Zusätzlich kann eine kleine separate Linse (ein Konoskop) verwendet werden, um beispielsweise zwischen doppelbrechend einachsig und doppelbrechend zweiachsig zu unterscheiden.
Durch das Konoskop wird ein zweidimensionales Bild der dreidimensionalen Interferenzen in einem Mineral sichtbar gemacht. Bei Quarz erscheint ein Spezialeffekt, der „bulls eye“ genannt wird. In Glas können hiermit auch Spannungen sichtbar gemacht werden. Das Finden der Interferenzfigur ist nicht einfach, da sie nur um die optischen Achsen von Mineralien herum erscheinen. Die Erscheinungen sind in synthetischem Korund erfahrungsgemäss oft leichter und deutlicher zu finden als in natürlichem Korund.
Die Frage, ob der Edelstein nun doppelbrechend einachsig oder zweiachsig ist, wird mit dem Dichroskop und den Untersuchungen mit dem Edelsteinrefraktometer beantwortet.

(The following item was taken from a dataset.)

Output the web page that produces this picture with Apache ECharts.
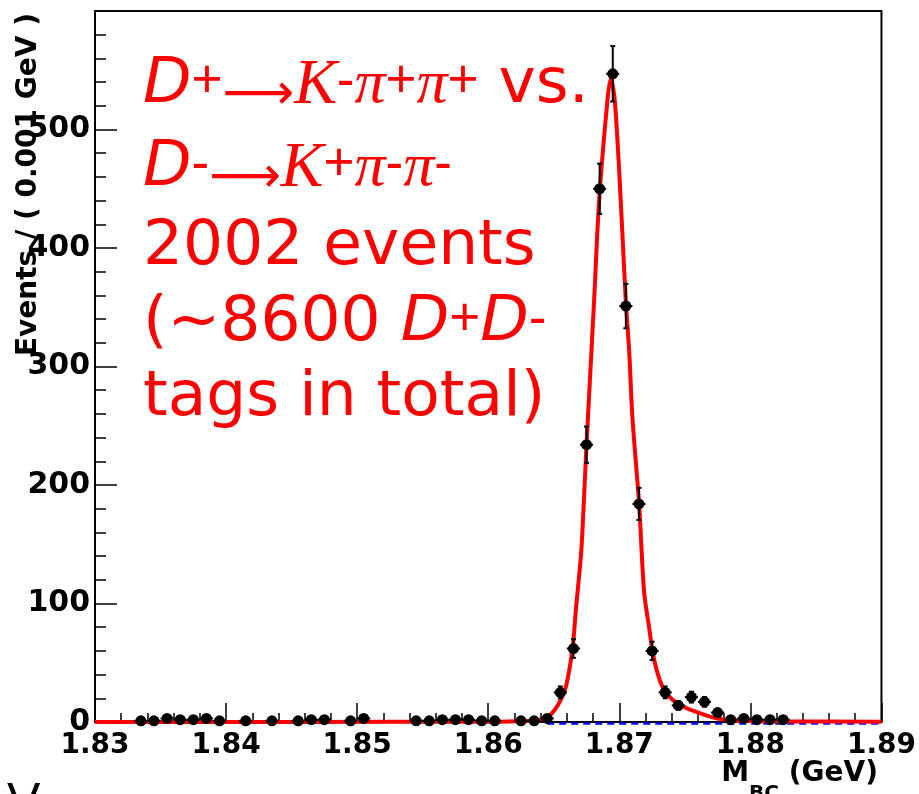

Anstelle eines professionellen Polariskops kann auch auf eine Brille aus dem 3D-Kino zurückgegriffen werden, bei der es sich ebenfalls um Polfilter handelt. Es können auch zwei lineare Polarisationsfilter für die Kamera als Ersatz für ein Polariskop verwendet werden. Die Benutzung zirkularer Filter sollte allerdings vermieden werden. Die 3D-Brille muss lediglich in zwei Hälften getrennt werden. In Kombination mit der Handylampe und einer zehnfachen Einschlaglupe liefert dieser Notbehelf vom Prinzip her das gleiche Ergebnis. Ein Polariskop lässt sich auch aus zwei linearen Polfiltern aus dem Kamerazubehör für das Edelsteinmikroskop herstellen. Manche Mikroskope sind als Polarisationsmikroskop vorbereitet und einige Modelle verfügen über Filterschubladen, die je nach Bedarf beliebige Filter aufnehmen können.